DATA EXTRACT:
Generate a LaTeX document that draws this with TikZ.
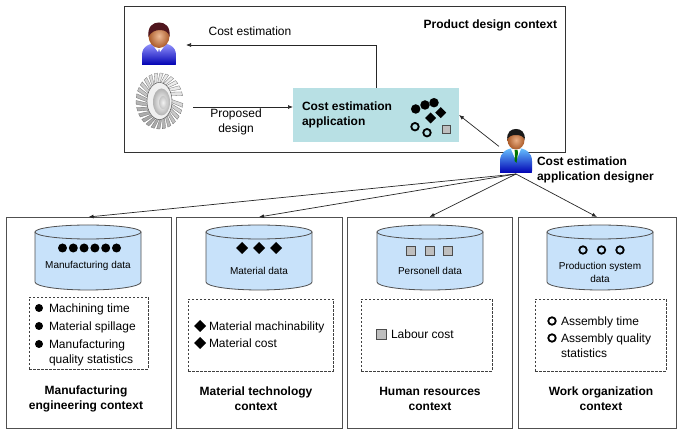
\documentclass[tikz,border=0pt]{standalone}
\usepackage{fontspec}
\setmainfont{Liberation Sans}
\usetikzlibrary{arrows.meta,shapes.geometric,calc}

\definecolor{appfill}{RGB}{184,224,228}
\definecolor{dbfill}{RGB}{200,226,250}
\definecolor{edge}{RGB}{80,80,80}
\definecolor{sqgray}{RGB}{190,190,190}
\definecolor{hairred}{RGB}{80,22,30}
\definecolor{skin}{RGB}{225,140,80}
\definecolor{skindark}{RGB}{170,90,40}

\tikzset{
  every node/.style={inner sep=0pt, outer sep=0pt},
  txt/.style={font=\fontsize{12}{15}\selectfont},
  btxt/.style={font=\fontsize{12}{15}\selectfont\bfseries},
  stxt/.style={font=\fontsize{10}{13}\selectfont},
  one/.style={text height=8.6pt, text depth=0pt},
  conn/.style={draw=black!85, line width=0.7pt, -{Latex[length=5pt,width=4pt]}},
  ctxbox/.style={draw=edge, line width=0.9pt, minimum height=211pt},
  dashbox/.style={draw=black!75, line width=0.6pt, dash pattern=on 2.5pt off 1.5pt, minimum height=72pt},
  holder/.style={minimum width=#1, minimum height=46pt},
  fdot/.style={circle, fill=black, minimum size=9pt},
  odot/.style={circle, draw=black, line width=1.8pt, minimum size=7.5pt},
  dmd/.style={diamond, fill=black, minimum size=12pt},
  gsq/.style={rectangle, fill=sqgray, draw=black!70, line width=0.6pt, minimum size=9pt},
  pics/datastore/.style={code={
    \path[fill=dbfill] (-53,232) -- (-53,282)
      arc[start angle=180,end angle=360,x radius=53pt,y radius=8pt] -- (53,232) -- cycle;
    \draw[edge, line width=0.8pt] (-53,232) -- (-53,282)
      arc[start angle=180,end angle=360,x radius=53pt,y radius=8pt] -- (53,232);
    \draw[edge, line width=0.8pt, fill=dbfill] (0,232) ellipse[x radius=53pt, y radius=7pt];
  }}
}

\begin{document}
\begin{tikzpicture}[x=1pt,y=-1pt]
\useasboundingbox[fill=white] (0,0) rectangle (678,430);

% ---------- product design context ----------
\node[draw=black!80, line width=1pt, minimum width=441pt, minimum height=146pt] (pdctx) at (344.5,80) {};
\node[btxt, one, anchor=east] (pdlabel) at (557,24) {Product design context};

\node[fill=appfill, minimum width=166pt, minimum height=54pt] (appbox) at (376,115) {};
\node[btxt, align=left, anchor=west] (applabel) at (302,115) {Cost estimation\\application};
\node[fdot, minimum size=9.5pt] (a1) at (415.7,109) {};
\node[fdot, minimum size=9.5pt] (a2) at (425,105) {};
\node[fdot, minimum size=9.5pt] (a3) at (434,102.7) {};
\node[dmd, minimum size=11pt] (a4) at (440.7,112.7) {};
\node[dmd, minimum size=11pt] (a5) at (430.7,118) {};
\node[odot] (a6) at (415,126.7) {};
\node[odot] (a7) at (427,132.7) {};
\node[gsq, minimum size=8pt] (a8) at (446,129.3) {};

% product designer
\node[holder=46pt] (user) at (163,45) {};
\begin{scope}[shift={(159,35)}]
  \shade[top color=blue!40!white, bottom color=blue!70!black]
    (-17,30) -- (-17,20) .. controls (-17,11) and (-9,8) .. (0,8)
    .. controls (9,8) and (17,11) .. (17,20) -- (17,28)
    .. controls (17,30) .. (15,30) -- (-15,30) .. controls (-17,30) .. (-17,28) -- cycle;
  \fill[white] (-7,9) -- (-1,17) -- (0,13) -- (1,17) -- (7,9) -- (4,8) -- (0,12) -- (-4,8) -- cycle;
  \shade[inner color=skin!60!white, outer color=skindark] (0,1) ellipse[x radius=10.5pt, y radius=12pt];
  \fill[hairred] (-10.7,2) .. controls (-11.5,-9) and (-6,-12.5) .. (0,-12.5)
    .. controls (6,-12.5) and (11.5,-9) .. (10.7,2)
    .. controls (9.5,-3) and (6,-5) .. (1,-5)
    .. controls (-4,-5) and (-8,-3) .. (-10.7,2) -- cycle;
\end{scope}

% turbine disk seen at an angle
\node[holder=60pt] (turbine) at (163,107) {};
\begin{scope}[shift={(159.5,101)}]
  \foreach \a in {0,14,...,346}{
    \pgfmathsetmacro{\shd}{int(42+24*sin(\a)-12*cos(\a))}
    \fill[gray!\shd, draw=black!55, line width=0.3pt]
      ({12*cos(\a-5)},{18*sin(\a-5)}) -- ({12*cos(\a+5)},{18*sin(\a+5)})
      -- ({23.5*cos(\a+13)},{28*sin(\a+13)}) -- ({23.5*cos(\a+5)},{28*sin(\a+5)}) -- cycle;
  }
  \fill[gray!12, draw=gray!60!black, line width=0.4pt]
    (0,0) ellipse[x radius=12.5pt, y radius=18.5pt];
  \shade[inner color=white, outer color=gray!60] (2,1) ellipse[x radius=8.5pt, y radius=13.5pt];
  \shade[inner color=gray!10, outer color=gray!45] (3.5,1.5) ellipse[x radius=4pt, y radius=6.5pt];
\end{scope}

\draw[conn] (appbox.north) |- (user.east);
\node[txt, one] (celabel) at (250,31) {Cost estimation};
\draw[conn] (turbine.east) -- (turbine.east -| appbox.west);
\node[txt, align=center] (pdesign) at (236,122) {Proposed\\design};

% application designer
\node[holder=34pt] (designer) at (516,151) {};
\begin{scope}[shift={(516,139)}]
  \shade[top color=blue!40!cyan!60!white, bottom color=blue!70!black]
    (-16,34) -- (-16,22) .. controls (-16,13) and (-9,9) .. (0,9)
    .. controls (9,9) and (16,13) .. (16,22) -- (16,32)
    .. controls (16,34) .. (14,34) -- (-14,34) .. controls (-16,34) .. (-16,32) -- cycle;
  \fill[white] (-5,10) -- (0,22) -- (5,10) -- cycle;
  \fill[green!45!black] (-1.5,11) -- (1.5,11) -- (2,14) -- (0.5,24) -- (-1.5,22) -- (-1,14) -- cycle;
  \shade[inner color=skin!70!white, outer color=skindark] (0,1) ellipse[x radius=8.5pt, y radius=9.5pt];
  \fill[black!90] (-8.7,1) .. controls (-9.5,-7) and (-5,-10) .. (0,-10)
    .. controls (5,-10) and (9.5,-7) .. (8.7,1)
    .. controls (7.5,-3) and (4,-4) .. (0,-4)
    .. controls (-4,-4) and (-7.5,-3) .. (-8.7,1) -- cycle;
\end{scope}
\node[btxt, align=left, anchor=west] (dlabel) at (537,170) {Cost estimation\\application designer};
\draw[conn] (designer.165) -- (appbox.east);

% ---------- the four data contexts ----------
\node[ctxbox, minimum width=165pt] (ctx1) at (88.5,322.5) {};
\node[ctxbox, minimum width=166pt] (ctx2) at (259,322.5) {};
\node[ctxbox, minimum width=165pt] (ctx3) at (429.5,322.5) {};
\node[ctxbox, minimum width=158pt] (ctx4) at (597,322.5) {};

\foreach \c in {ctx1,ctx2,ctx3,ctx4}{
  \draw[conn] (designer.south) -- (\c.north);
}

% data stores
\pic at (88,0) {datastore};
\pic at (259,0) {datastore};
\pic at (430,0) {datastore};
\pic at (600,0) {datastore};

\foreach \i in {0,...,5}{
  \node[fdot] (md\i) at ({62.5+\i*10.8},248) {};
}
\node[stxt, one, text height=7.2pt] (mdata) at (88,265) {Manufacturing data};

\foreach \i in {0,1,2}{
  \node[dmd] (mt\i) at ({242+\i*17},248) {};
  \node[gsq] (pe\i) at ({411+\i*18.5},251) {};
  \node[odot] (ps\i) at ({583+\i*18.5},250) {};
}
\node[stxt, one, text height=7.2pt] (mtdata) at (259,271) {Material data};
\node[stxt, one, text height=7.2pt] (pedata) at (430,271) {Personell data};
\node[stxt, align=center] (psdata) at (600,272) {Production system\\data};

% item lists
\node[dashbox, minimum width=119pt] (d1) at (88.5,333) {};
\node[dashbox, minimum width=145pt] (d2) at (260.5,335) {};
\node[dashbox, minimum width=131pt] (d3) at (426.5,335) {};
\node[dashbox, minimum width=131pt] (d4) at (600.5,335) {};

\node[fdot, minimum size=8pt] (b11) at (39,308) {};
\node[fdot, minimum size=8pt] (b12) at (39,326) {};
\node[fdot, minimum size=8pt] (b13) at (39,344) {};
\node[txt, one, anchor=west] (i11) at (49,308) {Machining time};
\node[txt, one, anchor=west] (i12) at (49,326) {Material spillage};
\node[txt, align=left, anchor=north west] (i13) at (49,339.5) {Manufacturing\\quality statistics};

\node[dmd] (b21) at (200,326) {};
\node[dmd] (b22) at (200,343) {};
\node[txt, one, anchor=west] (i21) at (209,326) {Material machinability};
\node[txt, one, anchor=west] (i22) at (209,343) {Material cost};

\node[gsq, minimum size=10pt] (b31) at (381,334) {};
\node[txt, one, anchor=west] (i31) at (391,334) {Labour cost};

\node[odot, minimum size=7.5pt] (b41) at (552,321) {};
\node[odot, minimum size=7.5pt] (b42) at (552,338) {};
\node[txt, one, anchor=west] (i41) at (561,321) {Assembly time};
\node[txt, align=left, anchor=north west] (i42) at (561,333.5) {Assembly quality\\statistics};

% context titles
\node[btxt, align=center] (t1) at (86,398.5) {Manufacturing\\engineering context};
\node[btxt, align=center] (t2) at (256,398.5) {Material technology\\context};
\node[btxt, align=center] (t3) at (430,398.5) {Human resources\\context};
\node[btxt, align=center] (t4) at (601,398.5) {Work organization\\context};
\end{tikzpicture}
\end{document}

==

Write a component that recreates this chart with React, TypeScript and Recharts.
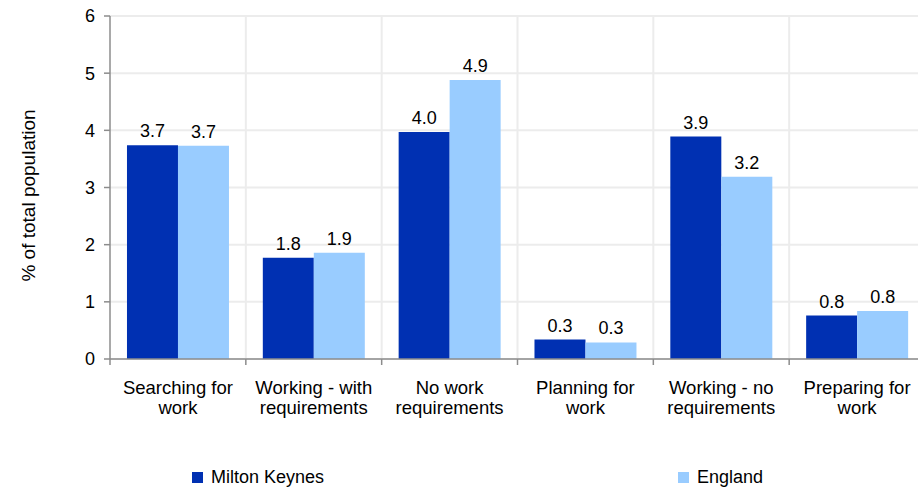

WHAT IS REQUIRED: Check each line of the data above for the string "this" and report only how many lines have it.

PROBLEM SOLUTION: 2